Two segments written by courier Havka Folman from her book They Are Still With Me adds to Ringleblum's description of the couriers' exploits. The couriers delivered periodicals published by the underground, which eventually would be distributed to Jewish communities. The periodicals, which were published by the ZOB in Warsaw and other cities contained critical information suppressed by the Nazis: accounts of ghetto liquidation, descriptions of resistance activities, and calls to arms. In 1942, a Yiddish weekly was published by Dror, entitled Yedies. It included news heard on a secret radio and news received from other ghettos, often supplied by the couriers. Yedies also provided a forum for poets and other writers in the ghetto. In this segment, Folman discusses an intangible item the couriers also carried, that was as essential as anything else they smuggled, hope:
The couriers communicated with members of the movements from the various sites, letting them know they were not alone, ensuring that a national movement existed and functioned. The direct contact encouraged a feeling of support, belonging, assistance; relationships of human warmth and friendship. The female couriers brought with them true stories of what was happening in the occupied areas, as well as underground newspapers and movement circulars. They also brought pictures and documents for the preparation of forged papers and money. As guides, they transferred our people and ammunition from place to place directly under the watchful eyes of the authorities.

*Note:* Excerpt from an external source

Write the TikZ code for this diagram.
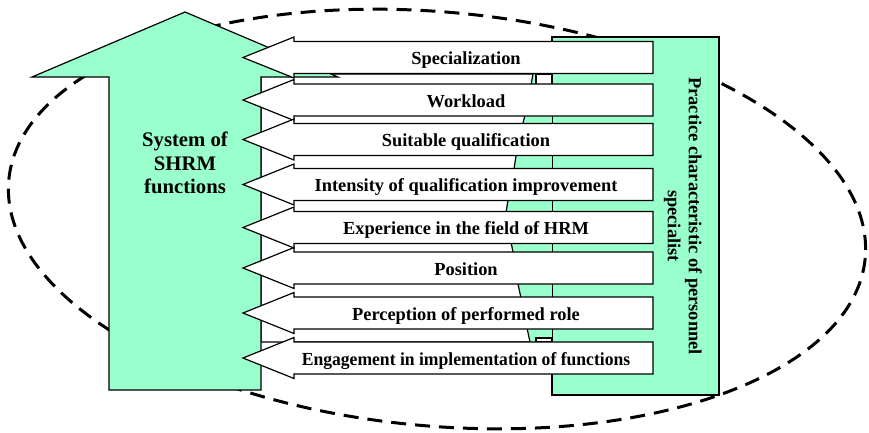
\documentclass[tikz,border=0pt]{standalone}
\usepackage{fontspec}
\setmainfont{Liberation Serif}
\definecolor{mint}{HTML}{99FFCC}
\begin{document}
\begin{tikzpicture}[x=1pt,y=-1pt,
  shapeline/.style={draw=black,line width=1.2pt,line join=miter},
  greenshape/.style={shapeline,fill=mint},
  whiteshape/.style={shapeline,fill=white},
  lbl/.style={font=\bfseries\fontsize{18.4}{22}\selectfont,inner sep=0pt,anchor=base},
  biglbl/.style={font=\bfseries\fontsize{20.7}{23.5}\selectfont,align=center,inner sep=0pt},
  sidelbl/.style={font=\bfseries\fontsize{18.4}{21}\selectfont,align=center,inner sep=0pt,rotate=-90},
  oval/.style={draw=black,line width=3pt,dash pattern=on 15pt off 9pt}]
\useasboundingbox (0,0) rectangle (869,432);
% dashed ellipse
\draw[oval,rotate around={-5.2:(437,219)}] (437,219) ellipse [x radius=430, y radius=207];
% right green panel
\draw[greenshape] (552,37) rectangle (719,395);
\fill[mint] (498,74) rectangle (552,374);
% white backing behind arrows
\draw[whiteshape] (261,74) -- (533,74) -- (531,85) -- (525,115) -- (523,123) -- (516,156) -- (514,169)
  -- (508,200) -- (506,213) -- (511,242) -- (513,252) -- (518,284) -- (521,298) -- (527,328)
  -- (530,342) -- (261,342) -- cycle;
\draw[whiteshape] (536,74) rectangle (552,85);
\draw[whiteshape] (536,338) rectangle (552,342);
% big up arrow
\draw[greenshape] (185,12) -- (338,77) -- (261,77) -- (261,390) -- (109,390) -- (109,77) -- (32,77) -- cycle;
\node[biglbl] (sys) at (185,163) {System of\\SHRM\\functions};
% left arrows
\foreach \c/\t/\s [count=\i] in {57.5/Specialization/1, 100/Workload/1, 139.5/Suitable qualification/1,
  184.5/Intensity of qualification improvement/1, 227.5/Experience in the field of HRM/1,
  268/Position/1, 313/Perception of performed role/1, 358/Engagement in implementation of functions/0.956} {
  \draw[whiteshape] (653,\c-16) -- (294,\c-16) -- (294,\c-20.5) -- (243,\c) -- (294,\c+20.5)
    -- (294,\c+16) -- (653,\c+16) -- cycle;
  \node[lbl,xscale=\s] (f\i) at (466,\c+7) {\t};
}
\node[sidelbl] (prac) at (683,216) {Practice characteristic of personnel\\\hspace*{20pt}specialist};
\end{tikzpicture}
\end{document}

It should be clarified that the couriers functioned within the confines of their own movements. They did not transmit information and they did not alert 'Klal Israel,' the general Jewish community. This was handled by the leadership of the various movements, each in its own ghetto. One of the most difficult concerns that filled the hearts of Jews was the feeling that the entire world had forgotten about us, that we had no hope and certainly no future; this was loneliness and all its horror. With meager abilities, we young women worked to ease this feeling of loneliness, so that it would be less suffocation. We let them know they could depend on contact and activity.2
Underground publications were mimeographed on thin paper, so the bulletins could be more easily concealed beneath the clothes of the couriers. There were numerous underground newspapers printed by the youth organizations, which the couriers delivered. The couriers understood that the contraband that they carried had great import. Havka Folman wrote:
So I, as all the other couriers, carried on my body the makings of history and the preservation of history at one and the same time. When I was assigned to carry some special material, I felt exhilarated…I knew that immediately after I left, the members of the group would read the entire collection; what they read would give them strength. They would then begin searching for a more dynamic way to go on.

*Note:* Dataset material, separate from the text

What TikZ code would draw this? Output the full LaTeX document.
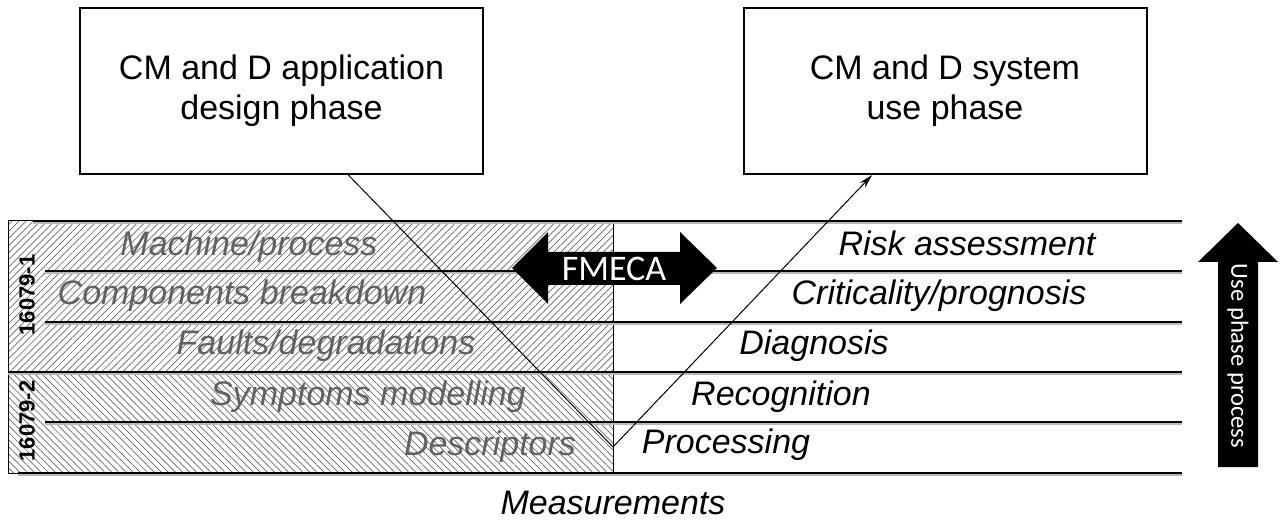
\documentclass[tikz,border=0pt]{standalone}
\usepackage{fontspec}
\setmainfont{Liberation Sans}
\newfontfamily\calib{Carlito}
\usetikzlibrary{patterns.meta,arrows.meta,calc}

\begin{document}
\begin{tikzpicture}[x=0.5pt,y=-0.5pt,
  phasebox/.style={draw,line width=1pt,minimum width=201.5pt,minimum height=83pt,
    align=center,font=\fontsize{17}{20}\selectfont},
  rowline/.style={line width=1pt},
  rowshadow/.style={line width=0.8pt,gray!55},
  design/.style={font=\fontsize{17}{20}\selectfont\itshape,text=black!62,anchor=base,inner sep=0pt},
  usetext/.style={font=\fontsize{17}{20}\selectfont\itshape,anchor=base,inner sep=0pt},
  partlabel/.style={font=\fontsize{11}{12}\selectfont\bfseries,rotate=90,inner sep=0pt},
  link/.style={line width=0.5pt},
  bigarrow/.style={fill=black},
  arrowtext/.style={text=white,inner sep=0pt}]

\useasboundingbox (0,0) rectangle (1284,523);

% phase boxes
\node[phasebox] (design) at (281.5,91) {CM and D application\\design phase};
\node[phasebox] (usebox) at (945,91) {CM and D system\\use phase};

% hatched standard areas
\fill[pattern={Lines[angle=45,distance=2.5pt,line width=0.35pt]},pattern color=black!60]
  (8,221) rectangle (613,372);
\fill[pattern={Lines[angle=-45,distance=2.5pt,line width=0.35pt]},pattern color=black!60]
  (8,372) rectangle (613,473);
\draw[link] (8,221) rectangle (613,473);

% row lines (with a soft shadow)
\foreach \y/\xa in {221/33,271/45,322/45,372/8,422/45,473/18}{
  \draw[rowshadow] (\xa,\y+2) -- (1182,\y+2);
  \draw[rowline] (\xa,\y) -- (1182,\y);
}

% standard part labels
\node[partlabel] (part1) at (27,295) {16079-1};
\node[partlabel] (part2) at (27,421) {16079-2};

% design-phase levels
\node[design] (machine) at (249,256) {Machine/process};
\node[design] (components) at (242,305) {Components breakdown};
\node[design] (faults) at (326,355) {Faults/degradations};
\node[design] (symptoms) at (368,406) {Symptoms modelling};
\node[design] (descriptors) at (490,455) {Descriptors};

% use-phase levels
\node[usetext] (risk) at (967,256) {Risk assessment};
\node[usetext] (criticality) at (939,305) {Criticality/prognosis};
\node[usetext] (diagnosis) at (814,355) {Diagnosis};
\node[usetext] (recognition) at (781,406) {Recognition};
\node[usetext] (processing) at (726,453) {Processing};
\node[usetext] (measurements) at (613,514) {Measurements};

% connectors through the turning point
\coordinate (pivot) at (613,447);
\coordinate (dstart) at ($(design.south west)!0.665!(design.south east)$);
\coordinate (uend) at ($(usebox.south west)!0.32!(usebox.south east)$);
\draw[link] (dstart) -- (pivot);
\draw[link,-{Stealth[length=7pt,width=3.6pt]}] (pivot) -- (uend);

% FMECA double arrow
\fill[bigarrow] (512,268) -- (548,232) -- (548,252) -- (680,252) -- (680,232)
  -- (717,268) -- (680,304) -- (680,285) -- (548,285) -- (548,304) -- cycle;
\node[arrowtext,font=\calib\fontsize{18}{20}\selectfont] (fmeca) at (614,269) {FMECA};

% use phase process arrow
\fill[bigarrow] (1238,223) -- (1278,262) -- (1258,262) -- (1258,467)
  -- (1218,467) -- (1218,262) -- (1198,262) -- cycle;
\node[arrowtext,rotate=-90,font=\calib\fontsize{12.3}{14}\selectfont] (usephase) at (1238,356) {Use phase process};

\end{tikzpicture}
\end{document}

The couriers were a group of remarkable women who accepted a unique responsibility to their people and to history. Variously referred to as liaisons, runners, girls, and messengers, the couriers worked selflessly for the Jewish resistance in Poland through the duration of the Holocaust. Their pragmatic benefit was to smuggle guns, documents, money and encouragement. On another level, they represented the identity, existence and future of the Jewish people. They left a legacy of defiance to, and heroism within, one of the most oppressive system of terror ever developed.